Data ▸
:::::

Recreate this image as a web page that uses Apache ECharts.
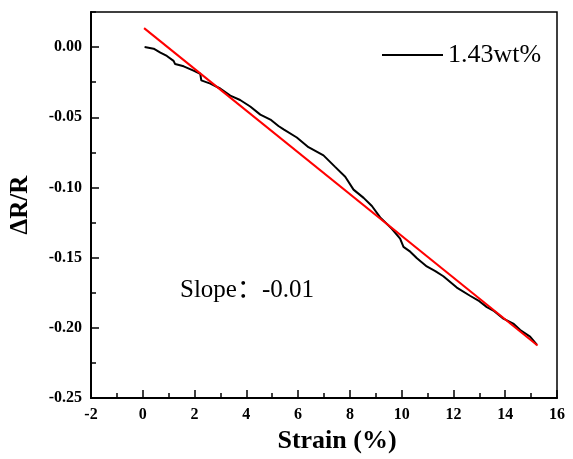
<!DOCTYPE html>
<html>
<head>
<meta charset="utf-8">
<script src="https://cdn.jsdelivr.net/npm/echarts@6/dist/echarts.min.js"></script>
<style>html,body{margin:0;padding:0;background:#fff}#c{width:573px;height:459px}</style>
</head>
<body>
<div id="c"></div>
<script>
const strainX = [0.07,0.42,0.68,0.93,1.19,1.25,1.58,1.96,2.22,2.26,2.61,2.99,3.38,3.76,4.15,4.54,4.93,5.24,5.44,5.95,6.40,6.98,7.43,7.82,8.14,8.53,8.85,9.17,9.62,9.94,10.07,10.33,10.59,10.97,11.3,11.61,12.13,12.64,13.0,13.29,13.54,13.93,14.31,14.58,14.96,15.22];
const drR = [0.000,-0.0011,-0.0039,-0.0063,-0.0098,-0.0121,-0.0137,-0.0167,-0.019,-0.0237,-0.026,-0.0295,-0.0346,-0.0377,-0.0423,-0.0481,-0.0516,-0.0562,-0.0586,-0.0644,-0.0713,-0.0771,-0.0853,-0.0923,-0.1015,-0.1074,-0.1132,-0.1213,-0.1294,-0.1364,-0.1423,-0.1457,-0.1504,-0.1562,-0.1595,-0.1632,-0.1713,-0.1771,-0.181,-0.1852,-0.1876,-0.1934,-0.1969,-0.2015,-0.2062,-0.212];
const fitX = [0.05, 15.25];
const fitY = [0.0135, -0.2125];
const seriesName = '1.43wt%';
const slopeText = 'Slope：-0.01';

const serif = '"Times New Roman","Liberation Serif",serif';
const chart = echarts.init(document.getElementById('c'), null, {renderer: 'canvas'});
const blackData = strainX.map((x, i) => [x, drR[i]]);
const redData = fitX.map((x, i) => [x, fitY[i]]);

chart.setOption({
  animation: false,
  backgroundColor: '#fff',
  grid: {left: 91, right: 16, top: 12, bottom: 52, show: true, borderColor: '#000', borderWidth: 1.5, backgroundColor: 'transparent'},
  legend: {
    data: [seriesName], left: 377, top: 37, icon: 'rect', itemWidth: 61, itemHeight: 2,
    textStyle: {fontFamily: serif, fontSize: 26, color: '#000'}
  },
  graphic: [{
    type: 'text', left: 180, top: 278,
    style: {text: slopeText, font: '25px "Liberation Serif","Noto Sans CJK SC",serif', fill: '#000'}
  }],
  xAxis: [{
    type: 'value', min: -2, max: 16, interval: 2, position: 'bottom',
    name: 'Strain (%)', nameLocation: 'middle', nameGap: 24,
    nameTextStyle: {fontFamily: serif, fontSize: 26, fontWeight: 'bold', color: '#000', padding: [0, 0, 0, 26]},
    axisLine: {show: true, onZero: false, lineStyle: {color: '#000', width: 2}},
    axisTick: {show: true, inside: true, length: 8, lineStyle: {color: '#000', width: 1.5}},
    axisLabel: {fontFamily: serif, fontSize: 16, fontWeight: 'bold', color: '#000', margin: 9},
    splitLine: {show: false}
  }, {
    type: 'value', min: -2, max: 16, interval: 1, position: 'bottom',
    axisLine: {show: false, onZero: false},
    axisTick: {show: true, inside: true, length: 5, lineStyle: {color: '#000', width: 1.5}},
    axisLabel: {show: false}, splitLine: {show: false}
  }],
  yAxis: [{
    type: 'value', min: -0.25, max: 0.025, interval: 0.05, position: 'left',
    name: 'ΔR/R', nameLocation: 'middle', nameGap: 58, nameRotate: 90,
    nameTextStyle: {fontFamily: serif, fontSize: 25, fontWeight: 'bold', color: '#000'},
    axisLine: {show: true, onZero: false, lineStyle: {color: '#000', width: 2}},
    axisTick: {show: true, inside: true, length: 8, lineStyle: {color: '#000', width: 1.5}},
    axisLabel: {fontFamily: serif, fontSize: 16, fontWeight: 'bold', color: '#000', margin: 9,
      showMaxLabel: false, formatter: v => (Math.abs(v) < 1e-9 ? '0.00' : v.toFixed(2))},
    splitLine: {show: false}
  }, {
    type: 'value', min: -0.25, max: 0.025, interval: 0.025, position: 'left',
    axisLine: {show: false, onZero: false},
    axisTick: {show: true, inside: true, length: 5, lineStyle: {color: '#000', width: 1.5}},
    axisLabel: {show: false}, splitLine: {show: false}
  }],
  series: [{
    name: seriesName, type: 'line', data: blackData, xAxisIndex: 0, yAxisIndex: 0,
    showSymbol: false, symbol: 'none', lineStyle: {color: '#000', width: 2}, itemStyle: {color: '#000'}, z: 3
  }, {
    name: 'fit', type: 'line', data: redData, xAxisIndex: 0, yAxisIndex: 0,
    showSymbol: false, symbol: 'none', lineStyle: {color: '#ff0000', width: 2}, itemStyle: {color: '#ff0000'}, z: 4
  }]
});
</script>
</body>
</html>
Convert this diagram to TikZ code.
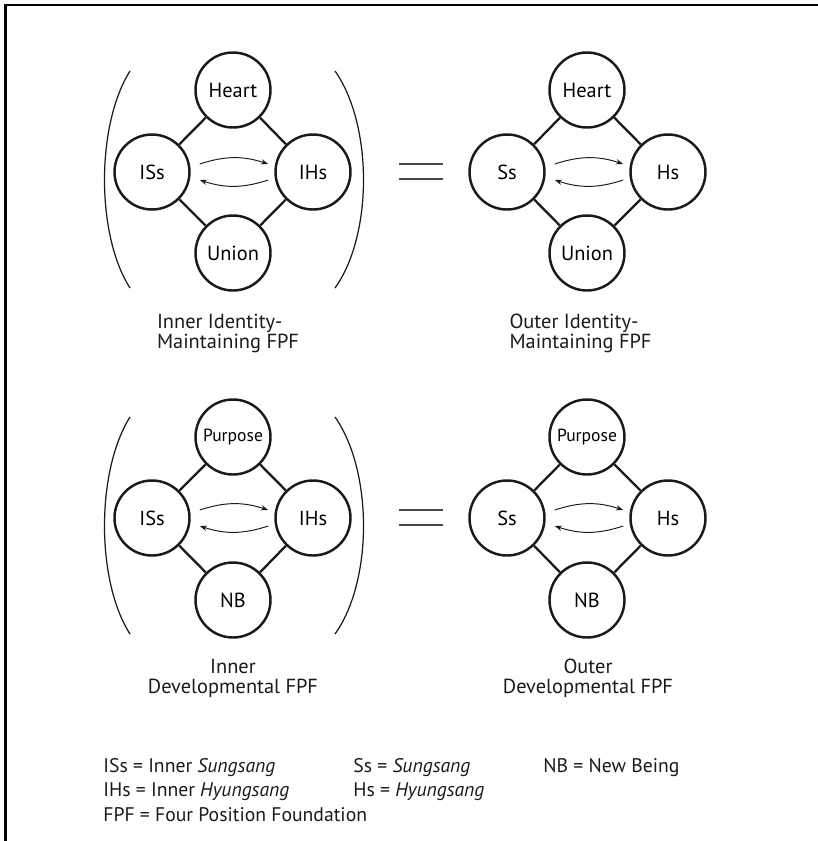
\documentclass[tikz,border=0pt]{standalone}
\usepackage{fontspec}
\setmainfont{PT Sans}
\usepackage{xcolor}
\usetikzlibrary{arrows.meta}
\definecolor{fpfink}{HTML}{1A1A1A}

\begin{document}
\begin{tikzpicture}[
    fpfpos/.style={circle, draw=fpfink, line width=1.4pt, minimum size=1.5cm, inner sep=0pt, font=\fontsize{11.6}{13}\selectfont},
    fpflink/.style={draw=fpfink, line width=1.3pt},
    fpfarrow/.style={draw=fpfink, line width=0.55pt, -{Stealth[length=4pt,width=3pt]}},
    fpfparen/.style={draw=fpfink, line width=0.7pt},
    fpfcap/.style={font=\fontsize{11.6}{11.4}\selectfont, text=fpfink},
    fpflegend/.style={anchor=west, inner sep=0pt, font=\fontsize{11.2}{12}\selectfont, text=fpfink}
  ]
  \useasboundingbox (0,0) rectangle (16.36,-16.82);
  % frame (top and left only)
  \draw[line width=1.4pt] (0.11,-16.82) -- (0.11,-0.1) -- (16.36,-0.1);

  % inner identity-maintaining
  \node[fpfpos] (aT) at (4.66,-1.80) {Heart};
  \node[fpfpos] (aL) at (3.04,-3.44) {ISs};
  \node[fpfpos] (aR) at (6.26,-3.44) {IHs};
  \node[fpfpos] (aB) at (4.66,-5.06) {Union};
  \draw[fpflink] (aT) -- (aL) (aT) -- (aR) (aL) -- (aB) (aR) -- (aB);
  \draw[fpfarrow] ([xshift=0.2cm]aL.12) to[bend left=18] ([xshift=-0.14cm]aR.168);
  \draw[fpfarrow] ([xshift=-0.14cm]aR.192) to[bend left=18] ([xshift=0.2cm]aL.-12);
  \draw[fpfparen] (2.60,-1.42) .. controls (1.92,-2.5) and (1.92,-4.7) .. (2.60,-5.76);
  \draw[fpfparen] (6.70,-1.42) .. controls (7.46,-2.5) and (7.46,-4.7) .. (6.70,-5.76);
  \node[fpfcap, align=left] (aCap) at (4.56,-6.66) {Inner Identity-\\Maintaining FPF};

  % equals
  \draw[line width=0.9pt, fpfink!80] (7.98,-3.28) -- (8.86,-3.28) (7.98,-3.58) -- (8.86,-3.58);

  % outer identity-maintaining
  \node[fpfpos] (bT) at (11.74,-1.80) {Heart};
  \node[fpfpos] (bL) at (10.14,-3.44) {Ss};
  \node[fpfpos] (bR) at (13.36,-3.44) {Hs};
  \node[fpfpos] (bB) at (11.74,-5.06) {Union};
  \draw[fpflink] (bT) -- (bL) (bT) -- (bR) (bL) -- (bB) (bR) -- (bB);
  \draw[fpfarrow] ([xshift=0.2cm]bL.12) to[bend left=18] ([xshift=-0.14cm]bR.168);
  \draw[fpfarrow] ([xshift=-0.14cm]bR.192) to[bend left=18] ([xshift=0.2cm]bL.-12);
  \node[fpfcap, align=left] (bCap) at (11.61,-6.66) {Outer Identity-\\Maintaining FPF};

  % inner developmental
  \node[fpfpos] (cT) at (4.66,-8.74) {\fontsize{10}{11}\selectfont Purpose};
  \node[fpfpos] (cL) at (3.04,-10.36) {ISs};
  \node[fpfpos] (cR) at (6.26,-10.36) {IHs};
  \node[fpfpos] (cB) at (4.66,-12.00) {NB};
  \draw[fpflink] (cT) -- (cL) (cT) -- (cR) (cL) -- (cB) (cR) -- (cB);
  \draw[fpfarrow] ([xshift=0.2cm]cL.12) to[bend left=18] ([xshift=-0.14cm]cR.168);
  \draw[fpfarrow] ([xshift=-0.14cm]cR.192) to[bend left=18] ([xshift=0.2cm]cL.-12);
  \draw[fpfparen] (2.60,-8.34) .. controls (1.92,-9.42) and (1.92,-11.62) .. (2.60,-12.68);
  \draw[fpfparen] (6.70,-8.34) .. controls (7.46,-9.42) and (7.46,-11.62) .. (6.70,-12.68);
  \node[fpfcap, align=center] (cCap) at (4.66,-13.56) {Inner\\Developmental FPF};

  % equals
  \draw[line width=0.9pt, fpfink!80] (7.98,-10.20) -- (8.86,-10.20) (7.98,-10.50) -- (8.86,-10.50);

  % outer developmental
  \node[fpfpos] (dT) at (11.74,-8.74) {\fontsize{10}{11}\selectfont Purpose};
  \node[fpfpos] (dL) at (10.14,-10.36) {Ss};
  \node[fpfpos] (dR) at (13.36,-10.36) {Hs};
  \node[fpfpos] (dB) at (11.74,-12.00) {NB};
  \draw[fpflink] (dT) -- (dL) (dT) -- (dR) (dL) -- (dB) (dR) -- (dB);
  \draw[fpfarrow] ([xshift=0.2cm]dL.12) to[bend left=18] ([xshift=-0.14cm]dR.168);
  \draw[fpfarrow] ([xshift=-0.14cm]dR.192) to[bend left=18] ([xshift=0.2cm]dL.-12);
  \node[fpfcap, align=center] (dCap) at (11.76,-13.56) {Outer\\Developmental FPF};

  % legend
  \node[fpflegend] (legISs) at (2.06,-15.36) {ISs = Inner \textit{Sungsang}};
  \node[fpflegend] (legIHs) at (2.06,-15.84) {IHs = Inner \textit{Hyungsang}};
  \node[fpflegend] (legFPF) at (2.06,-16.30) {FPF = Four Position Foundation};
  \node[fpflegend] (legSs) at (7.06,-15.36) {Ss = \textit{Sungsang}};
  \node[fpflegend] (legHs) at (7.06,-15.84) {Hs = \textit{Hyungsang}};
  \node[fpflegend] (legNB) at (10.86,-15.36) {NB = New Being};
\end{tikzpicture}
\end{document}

:::::

What needs to be done ▸
Above are some records. Output exactly the lines from the one that contains "Convert this diagram to TikZ code." to the one that contains "(7.98,-3.58) -- (8.86,-3.58);", keeping both, and omit the pictures.

Exercise output ▸
Convert this diagram to TikZ code.
\documentclass[tikz,border=0pt]{standalone}
\usepackage{fontspec}
\setmainfont{PT Sans}
\usepackage{xcolor}
\usetikzlibrary{arrows.meta}
\definecolor{fpfink}{HTML}{1A1A1A}

\begin{document}
\begin{tikzpicture}[
    fpfpos/.style={circle, draw=fpfink, line width=1.4pt, minimum size=1.5cm, inner sep=0pt, font=\fontsize{11.6}{13}\selectfont},
    fpflink/.style={draw=fpfink, line width=1.3pt},
    fpfarrow/.style={draw=fpfink, line width=0.55pt, -{Stealth[length=4pt,width=3pt]}},
    fpfparen/.style={draw=fpfink, line width=0.7pt},
    fpfcap/.style={font=\fontsize{11.6}{11.4}\selectfont, text=fpfink},
    fpflegend/.style={anchor=west, inner sep=0pt, font=\fontsize{11.2}{12}\selectfont, text=fpfink}
  ]
  \useasboundingbox (0,0) rectangle (16.36,-16.82);
  % frame (top and left only)
  \draw[line width=1.4pt] (0.11,-16.82) -- (0.11,-0.1) -- (16.36,-0.1);

  % inner identity-maintaining
  \node[fpfpos] (aT) at (4.66,-1.80) {Heart};
  \node[fpfpos] (aL) at (3.04,-3.44) {ISs};
  \node[fpfpos] (aR) at (6.26,-3.44) {IHs};
  \node[fpfpos] (aB) at (4.66,-5.06) {Union};
  \draw[fpflink] (aT) -- (aL) (aT) -- (aR) (aL) -- (aB) (aR) -- (aB);
  \draw[fpfarrow] ([xshift=0.2cm]aL.12) to[bend left=18] ([xshift=-0.14cm]aR.168);
  \draw[fpfarrow] ([xshift=-0.14cm]aR.192) to[bend left=18] ([xshift=0.2cm]aL.-12);
  \draw[fpfparen] (2.60,-1.42) .. controls (1.92,-2.5) and (1.92,-4.7) .. (2.60,-5.76);
  \draw[fpfparen] (6.70,-1.42) .. controls (7.46,-2.5) and (7.46,-4.7) .. (6.70,-5.76);
  \node[fpfcap, align=left] (aCap) at (4.56,-6.66) {Inner Identity-\\Maintaining FPF};

  % equals
  \draw[line width=0.9pt, fpfink!80] (7.98,-3.28) -- (8.86,-3.28) (7.98,-3.58) -- (8.86,-3.58);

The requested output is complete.